- RAW RECORDS:
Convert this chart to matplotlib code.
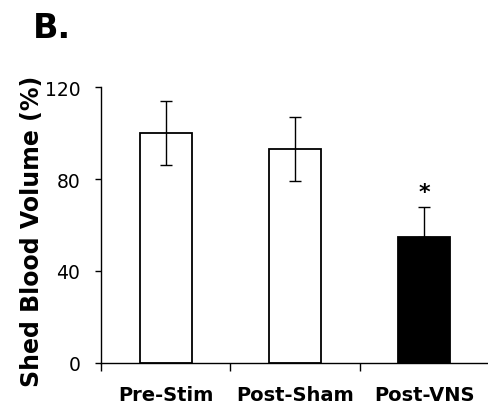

--

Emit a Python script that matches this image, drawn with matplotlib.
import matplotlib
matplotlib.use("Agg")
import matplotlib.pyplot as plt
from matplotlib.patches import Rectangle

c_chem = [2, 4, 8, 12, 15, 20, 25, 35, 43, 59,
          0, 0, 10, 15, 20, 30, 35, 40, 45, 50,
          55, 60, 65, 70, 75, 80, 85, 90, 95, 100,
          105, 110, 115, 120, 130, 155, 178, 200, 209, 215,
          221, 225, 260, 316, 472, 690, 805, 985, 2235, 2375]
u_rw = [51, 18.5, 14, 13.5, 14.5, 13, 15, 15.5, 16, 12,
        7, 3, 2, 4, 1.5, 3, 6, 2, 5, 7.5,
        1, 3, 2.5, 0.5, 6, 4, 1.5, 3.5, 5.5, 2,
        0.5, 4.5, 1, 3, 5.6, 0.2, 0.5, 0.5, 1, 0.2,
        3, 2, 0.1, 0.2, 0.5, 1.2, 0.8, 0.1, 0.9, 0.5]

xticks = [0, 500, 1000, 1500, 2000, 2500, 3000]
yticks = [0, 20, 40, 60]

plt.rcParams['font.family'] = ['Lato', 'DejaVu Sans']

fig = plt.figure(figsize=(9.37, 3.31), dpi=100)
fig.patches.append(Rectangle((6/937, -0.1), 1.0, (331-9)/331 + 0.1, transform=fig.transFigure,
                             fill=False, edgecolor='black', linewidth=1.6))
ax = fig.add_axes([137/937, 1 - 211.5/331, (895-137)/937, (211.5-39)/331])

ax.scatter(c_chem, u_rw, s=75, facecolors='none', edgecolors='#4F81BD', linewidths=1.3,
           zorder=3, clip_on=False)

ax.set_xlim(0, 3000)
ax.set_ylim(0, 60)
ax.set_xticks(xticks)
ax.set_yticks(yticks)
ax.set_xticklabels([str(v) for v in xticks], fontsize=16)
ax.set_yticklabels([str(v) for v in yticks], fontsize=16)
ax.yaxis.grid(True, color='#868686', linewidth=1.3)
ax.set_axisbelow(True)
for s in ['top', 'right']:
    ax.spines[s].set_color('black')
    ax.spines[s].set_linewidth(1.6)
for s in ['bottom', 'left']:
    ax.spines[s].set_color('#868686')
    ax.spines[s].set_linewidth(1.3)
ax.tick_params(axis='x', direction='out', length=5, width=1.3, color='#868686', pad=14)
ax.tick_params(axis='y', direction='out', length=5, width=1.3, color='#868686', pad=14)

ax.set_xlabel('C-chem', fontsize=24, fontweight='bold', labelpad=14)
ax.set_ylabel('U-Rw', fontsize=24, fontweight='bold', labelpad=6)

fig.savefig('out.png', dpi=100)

- WRITTEN TASK:
Using the material above, work out how many lines contain the string "this". Give that number alone.

- EXPECTED ANSWER:
2